_Exercise instructions_:
Locate the string "this" throughout the material and copy every line in which it occurs.

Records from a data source
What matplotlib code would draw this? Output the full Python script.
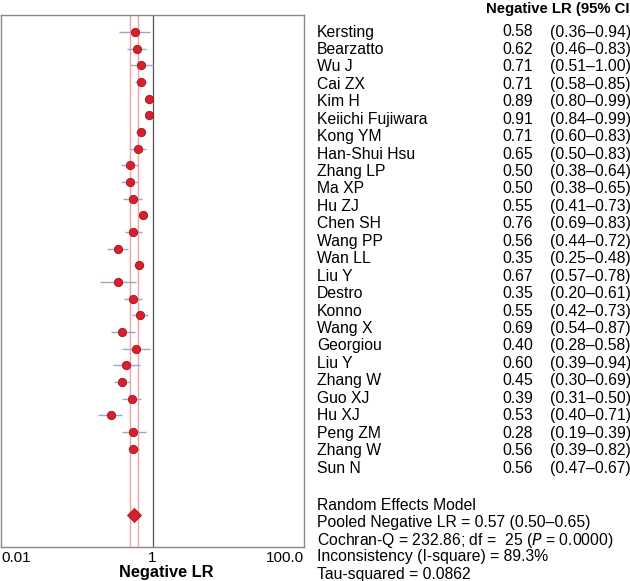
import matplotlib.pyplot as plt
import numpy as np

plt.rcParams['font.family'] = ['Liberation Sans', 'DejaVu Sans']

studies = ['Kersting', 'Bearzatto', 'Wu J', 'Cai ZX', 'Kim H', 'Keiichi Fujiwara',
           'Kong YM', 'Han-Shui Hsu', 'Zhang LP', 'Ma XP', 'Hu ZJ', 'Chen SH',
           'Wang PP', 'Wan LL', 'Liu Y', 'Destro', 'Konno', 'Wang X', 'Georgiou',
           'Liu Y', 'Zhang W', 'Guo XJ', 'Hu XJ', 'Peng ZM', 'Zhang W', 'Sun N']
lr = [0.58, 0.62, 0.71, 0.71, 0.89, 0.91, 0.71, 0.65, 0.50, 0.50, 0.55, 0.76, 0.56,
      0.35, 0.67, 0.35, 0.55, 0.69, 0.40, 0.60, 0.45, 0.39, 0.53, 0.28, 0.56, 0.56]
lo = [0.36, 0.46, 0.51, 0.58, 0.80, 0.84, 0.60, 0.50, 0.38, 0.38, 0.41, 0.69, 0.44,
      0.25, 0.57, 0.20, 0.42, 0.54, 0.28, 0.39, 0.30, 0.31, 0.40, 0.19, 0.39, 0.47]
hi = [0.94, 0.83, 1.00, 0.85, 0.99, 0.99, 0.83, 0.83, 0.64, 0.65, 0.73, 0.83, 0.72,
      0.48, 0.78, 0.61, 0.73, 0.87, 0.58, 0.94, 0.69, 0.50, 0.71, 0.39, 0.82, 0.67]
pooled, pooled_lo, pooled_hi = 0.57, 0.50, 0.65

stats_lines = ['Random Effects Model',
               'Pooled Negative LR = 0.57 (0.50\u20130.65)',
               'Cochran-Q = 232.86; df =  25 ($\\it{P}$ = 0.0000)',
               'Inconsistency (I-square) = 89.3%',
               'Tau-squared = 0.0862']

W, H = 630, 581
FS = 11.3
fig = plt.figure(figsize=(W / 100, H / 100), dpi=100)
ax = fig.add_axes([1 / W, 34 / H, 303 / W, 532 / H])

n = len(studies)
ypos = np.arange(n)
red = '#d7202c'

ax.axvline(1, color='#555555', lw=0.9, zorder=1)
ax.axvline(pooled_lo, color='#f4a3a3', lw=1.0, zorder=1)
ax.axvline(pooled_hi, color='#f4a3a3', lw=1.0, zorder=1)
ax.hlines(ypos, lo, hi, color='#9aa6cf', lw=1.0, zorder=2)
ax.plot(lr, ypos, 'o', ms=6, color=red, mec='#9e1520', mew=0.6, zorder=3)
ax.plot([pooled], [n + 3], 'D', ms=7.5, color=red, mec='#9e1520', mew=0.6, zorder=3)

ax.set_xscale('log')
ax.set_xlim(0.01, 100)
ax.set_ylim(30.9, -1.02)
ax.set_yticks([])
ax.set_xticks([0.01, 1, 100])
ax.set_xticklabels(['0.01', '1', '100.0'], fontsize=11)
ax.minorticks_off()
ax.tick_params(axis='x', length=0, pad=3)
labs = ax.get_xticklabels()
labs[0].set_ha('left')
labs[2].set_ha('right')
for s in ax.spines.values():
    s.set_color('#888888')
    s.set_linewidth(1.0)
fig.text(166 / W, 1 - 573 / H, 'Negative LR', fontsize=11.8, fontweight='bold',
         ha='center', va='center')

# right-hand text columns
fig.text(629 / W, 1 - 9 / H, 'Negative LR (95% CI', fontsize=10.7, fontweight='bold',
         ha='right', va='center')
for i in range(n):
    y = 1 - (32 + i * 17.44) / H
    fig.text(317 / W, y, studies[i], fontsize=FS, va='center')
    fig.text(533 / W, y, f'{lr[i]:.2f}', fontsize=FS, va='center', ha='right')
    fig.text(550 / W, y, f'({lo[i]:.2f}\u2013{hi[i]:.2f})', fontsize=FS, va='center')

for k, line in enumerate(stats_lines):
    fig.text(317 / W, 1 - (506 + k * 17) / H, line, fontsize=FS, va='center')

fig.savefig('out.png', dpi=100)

--

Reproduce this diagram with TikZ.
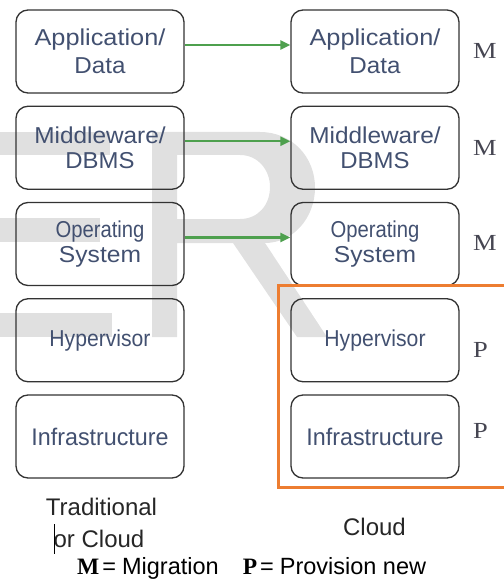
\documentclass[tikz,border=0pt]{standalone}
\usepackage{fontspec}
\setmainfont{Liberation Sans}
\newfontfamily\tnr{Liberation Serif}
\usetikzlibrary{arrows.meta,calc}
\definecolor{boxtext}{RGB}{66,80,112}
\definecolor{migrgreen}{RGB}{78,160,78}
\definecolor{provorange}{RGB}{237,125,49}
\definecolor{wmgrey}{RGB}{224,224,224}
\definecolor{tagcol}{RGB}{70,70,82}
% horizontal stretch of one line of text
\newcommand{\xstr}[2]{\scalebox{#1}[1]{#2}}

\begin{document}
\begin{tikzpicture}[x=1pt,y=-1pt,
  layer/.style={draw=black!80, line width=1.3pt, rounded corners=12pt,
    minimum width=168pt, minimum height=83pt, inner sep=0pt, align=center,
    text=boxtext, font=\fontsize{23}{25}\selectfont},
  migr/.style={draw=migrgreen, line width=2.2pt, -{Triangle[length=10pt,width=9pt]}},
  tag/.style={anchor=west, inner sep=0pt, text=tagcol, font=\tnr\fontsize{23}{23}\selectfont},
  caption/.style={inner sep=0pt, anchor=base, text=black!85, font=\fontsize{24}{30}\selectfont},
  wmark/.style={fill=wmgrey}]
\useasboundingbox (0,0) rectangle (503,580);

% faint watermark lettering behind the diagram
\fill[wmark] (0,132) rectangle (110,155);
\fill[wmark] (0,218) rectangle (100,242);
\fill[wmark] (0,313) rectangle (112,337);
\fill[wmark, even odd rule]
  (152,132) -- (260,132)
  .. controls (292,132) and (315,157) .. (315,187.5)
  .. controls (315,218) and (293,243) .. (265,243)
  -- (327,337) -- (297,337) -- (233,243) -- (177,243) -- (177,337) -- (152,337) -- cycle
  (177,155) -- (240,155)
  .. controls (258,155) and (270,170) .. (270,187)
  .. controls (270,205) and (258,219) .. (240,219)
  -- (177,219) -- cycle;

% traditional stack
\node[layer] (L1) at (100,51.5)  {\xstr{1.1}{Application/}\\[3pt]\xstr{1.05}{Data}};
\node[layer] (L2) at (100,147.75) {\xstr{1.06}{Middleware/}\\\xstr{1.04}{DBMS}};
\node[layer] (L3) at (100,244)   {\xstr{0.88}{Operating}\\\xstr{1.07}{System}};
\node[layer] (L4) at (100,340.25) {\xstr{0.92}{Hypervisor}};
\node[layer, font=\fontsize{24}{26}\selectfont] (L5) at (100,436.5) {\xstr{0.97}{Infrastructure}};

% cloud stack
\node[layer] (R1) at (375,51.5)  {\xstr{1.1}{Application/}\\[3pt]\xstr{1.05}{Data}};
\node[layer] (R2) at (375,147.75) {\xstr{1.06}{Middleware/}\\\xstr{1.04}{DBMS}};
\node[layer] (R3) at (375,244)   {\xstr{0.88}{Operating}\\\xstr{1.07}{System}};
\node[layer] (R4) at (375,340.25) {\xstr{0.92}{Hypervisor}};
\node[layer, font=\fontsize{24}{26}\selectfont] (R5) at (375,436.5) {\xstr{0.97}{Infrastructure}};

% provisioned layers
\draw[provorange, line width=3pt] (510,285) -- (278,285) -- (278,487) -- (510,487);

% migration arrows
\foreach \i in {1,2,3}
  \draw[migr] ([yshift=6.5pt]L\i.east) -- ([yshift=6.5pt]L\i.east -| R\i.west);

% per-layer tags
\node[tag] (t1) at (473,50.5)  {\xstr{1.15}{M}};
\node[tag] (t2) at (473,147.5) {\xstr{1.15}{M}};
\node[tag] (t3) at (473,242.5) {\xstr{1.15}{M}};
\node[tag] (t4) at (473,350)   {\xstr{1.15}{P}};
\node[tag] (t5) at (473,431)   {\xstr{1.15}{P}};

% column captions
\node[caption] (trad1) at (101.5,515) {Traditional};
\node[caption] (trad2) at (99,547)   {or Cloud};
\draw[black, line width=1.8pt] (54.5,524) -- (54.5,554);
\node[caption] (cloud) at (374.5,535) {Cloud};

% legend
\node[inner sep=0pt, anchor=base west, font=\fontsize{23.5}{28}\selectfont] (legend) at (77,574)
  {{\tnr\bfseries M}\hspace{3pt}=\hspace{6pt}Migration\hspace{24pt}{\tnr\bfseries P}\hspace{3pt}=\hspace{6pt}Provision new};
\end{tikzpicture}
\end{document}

---

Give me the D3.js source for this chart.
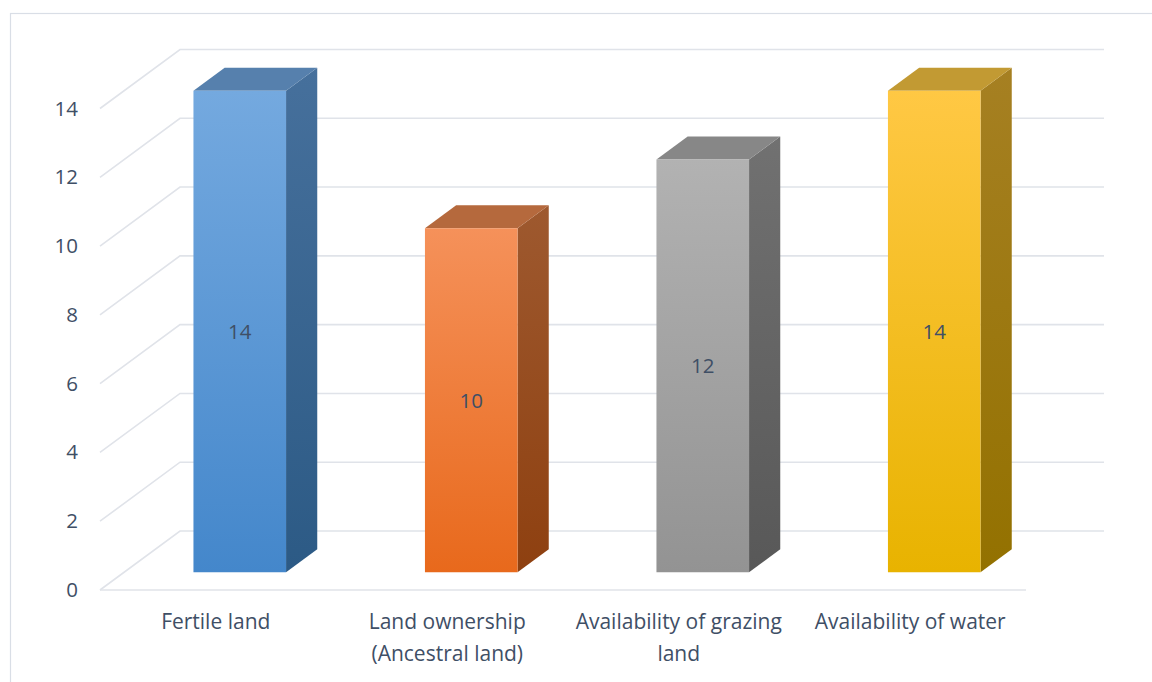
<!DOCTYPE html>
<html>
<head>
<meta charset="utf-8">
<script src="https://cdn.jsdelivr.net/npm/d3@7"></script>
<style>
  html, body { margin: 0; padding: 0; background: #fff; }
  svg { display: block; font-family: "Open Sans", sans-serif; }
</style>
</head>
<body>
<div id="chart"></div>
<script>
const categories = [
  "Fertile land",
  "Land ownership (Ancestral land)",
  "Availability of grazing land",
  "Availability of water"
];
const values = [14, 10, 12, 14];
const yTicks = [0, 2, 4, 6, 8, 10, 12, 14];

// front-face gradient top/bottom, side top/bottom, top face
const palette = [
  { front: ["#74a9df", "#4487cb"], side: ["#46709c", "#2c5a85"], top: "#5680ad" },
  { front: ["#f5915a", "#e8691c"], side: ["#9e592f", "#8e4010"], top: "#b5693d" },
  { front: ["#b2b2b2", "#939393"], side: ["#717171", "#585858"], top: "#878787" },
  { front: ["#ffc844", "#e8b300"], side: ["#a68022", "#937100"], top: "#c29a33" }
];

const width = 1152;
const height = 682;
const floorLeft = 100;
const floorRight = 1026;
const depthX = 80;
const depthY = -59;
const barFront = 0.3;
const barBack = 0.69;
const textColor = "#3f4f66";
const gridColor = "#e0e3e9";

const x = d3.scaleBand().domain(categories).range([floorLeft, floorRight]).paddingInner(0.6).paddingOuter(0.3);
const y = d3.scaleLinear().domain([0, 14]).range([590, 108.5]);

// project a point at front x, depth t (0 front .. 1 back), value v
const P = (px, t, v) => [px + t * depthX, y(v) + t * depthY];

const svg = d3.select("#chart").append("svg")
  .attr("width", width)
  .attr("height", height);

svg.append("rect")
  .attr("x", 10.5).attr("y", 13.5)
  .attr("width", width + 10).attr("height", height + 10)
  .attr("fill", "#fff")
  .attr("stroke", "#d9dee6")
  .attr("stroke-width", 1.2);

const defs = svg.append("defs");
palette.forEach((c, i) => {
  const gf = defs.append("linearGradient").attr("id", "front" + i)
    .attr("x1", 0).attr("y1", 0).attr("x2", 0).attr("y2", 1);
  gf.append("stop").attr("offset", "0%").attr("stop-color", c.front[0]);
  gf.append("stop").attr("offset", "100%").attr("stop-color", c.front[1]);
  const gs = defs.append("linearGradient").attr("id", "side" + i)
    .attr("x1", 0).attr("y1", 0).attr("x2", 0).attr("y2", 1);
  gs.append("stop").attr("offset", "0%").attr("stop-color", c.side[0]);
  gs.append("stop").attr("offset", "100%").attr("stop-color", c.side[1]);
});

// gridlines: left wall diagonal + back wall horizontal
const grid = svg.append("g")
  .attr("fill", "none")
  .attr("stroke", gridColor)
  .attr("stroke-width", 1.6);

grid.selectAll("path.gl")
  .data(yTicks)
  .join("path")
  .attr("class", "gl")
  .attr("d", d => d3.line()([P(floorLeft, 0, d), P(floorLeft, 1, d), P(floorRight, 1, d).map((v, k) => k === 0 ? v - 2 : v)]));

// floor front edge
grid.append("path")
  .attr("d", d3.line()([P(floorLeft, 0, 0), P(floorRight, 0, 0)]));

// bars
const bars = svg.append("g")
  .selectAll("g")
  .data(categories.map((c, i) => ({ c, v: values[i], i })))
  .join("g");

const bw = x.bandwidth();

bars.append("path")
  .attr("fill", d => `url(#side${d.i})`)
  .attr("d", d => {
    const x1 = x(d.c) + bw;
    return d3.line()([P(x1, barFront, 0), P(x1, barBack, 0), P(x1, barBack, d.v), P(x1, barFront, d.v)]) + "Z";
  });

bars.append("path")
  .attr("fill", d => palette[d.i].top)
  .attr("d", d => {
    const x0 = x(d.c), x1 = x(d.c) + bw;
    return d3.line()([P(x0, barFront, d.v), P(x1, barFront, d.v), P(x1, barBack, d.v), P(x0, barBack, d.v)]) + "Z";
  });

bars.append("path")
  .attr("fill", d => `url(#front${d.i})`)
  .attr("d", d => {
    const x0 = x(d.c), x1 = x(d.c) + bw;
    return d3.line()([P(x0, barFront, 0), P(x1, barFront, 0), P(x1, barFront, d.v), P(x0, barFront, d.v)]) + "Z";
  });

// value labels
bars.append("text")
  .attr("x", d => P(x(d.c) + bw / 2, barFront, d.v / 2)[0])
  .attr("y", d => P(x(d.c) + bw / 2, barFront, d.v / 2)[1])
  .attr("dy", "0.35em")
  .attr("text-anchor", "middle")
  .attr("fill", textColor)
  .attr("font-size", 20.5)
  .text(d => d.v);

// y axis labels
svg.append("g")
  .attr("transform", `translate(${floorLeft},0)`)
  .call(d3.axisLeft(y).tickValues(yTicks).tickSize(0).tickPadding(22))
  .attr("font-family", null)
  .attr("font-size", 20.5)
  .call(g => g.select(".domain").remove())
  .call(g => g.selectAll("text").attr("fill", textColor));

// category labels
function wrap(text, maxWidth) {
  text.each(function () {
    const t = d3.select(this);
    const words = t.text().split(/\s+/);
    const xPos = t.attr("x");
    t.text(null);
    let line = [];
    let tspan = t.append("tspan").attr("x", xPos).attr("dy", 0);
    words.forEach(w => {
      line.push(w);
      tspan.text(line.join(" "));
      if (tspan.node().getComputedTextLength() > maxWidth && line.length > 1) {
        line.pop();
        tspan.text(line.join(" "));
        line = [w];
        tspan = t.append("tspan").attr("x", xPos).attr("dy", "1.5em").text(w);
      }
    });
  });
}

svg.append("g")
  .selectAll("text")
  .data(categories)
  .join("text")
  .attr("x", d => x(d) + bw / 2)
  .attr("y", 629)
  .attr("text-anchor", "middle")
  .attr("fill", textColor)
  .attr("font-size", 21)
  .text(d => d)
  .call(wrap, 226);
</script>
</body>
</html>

_Finished task_:
What matplotlib code would draw this? Output the full Python script.
Reproduce this diagram with TikZ.
Give me the D3.js source for this chart.
    const t = d3.select(this);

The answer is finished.